Similarly, he said Delta is finalizing a deal to buy a 49 percent stake in Aeromexico. "That should close by the end of this year. We're going to create a joint venture, so I think you are going to see more traffic go through" Salt Lake City to Latin America.

He said other partnerships could also help expand service to Mexico and Canada. Bastian said present service from Salt Lake City to Europe — in London, Amsterdam and Paris — could also expand over time, but probably not immediately.

"We just launched London and Amsterdam within the last year, so we need to get those markets matured," he said. "The first year is always a build year. Depending on how those markets mature, there could be additional opportunities for expansion."

He expects additional growth to domestic locations from Salt Lake City. "We're going to be launching [nonstop flights to] Miami in December. We just started Raleigh-Durham," and he adds he sees more opportunities coming.

Bastian said Delta also has been replacing small regional planes with "mainstream" larger planes, and more of that will be seen with a new 110-seat plane to be introduced here soon — which he says should enhance customer experience.

At Delta's main hub in Atlanta, the airline recently worked with the Transportation Security Administration to introduce some innovations to speed security lines — and Bastian expects them to land in Salt Lake City soon.

Instead of single-file lines where people grab plastic tubs to put shoes and electronics for scanning, new table designs allow five people at a time to load items for scanning.

"It will eliminate one of the bottlenecks and facilitate speed," Bastian said, adding it has worked well in Atlanta. He said when it will come to Delta's terminal in Salt Lake City depends on when the manufacturer is able to produce needed equipment.

Delta has implemented other recent innovations to help cut costs or improve performance, including buying its own refinery near Pennsylvania to cut the cost of jet fuel (he says the refinery made $300 million last year), and putting e-chips on all luggage to better track it.

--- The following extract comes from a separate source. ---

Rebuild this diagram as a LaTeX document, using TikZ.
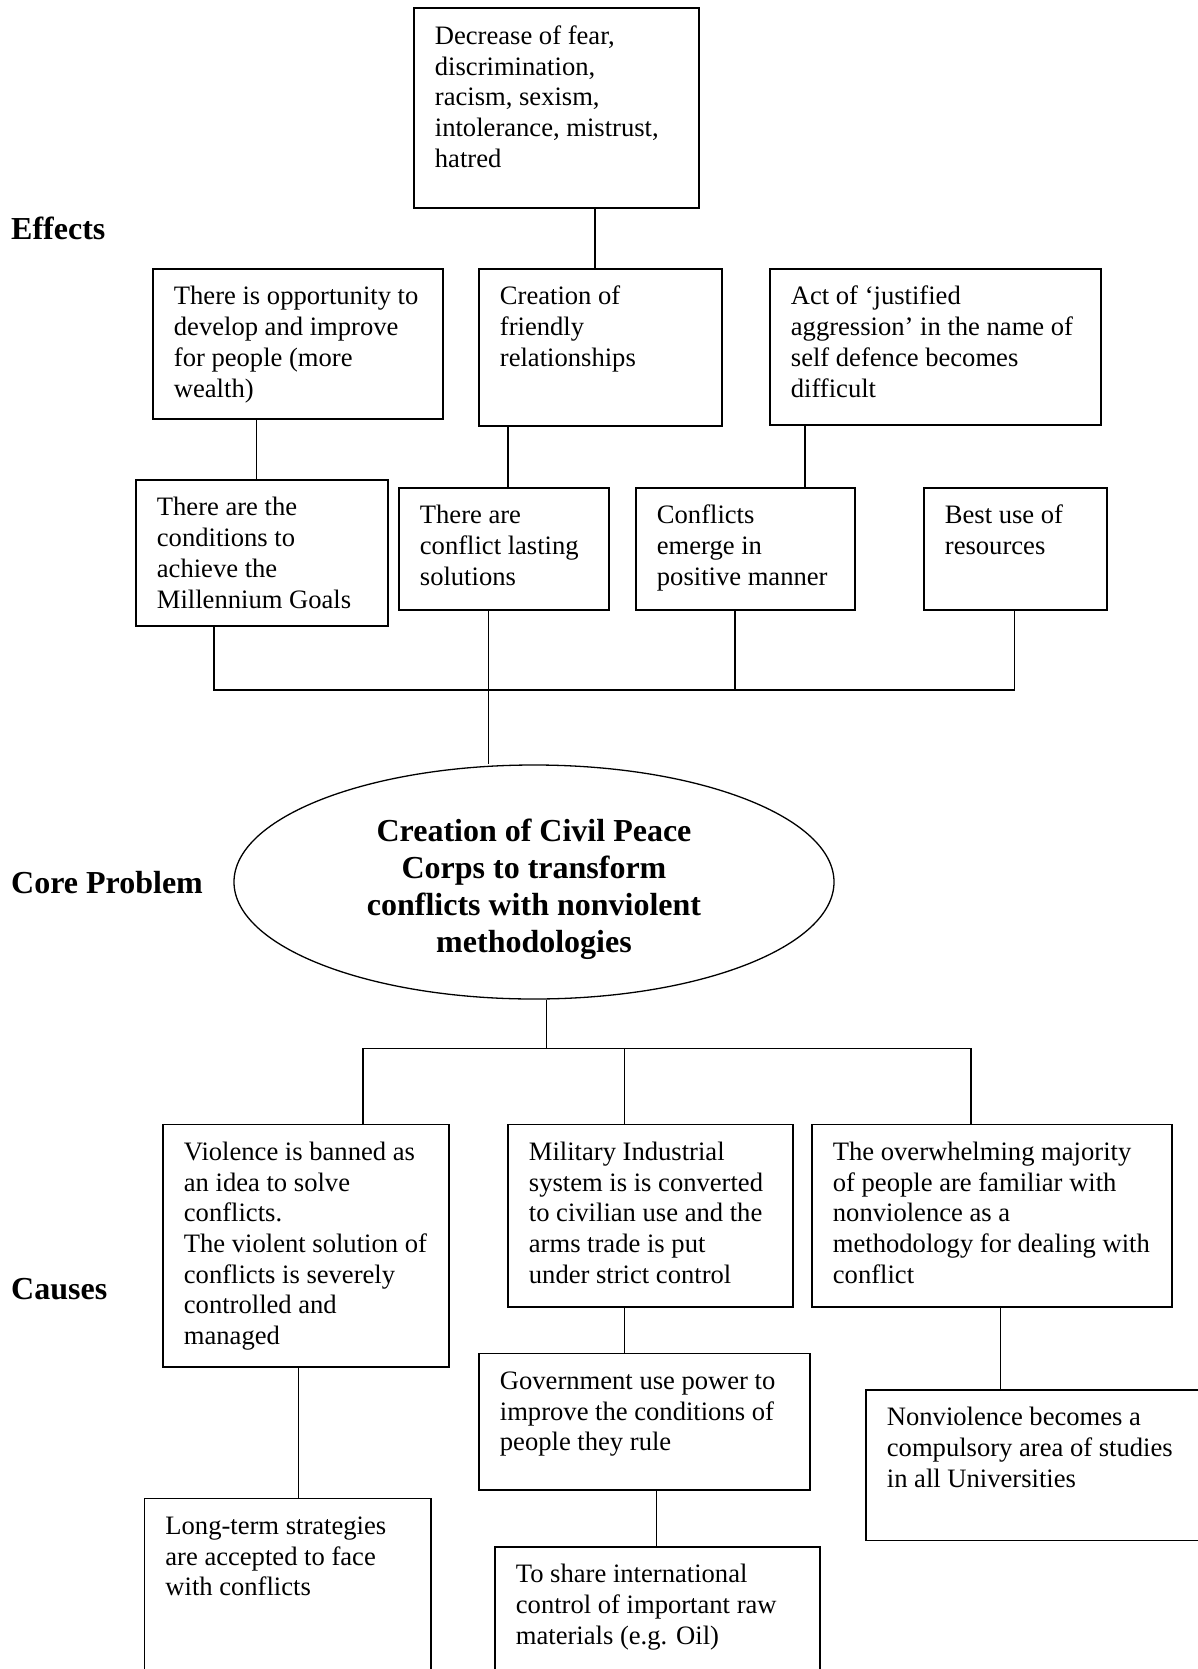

The chips allow passengers to track on smartphone apps exactly where their luggage is. Readers also will stop conveyor belts to airplanes if luggage to another destination accidentally is being loaded.

Bastian said he aims to help Delta employees realize they are the reason for its success far more than any innovations or tools.

"In our business, all of the airlines have many of the same tools," he said. "The only competitive advantage that Delta has is its culture and its people."

He said he once quit Delta in 2004 when he felt the airline forgot that.

"It was a very different airline. It was not delivering the quality of product of service and reliability that we ought to and are capable of. It was in a vicious cycle of job loss and pay cuts, and morale was suffering and customer satisfaction was declining" as it essentially tried to become a low-cost carrier.

He added, "We were letting the Southwests, the JetBlues and Airtrans define who we were rather than playing offense and have them compete with us. We were trying to dumb down our experience. I was certain that would not be a happy ending." So he left.

Six months later, a new Delta CEO rehired him to help restructure the airline. "We can define the market on our terms rather than someone else doing it for us, and we can create a global opportunity for our people to expand to."

He said the philosophy has worked, and helped Delta expand and make big profits again — including paying out $1.5 billion in profit sharing to employees last year, 15 percent of its profits.

"This really is a people business," he said. "Where airlines historically have gotten into trouble is where they forget the people part of the equation."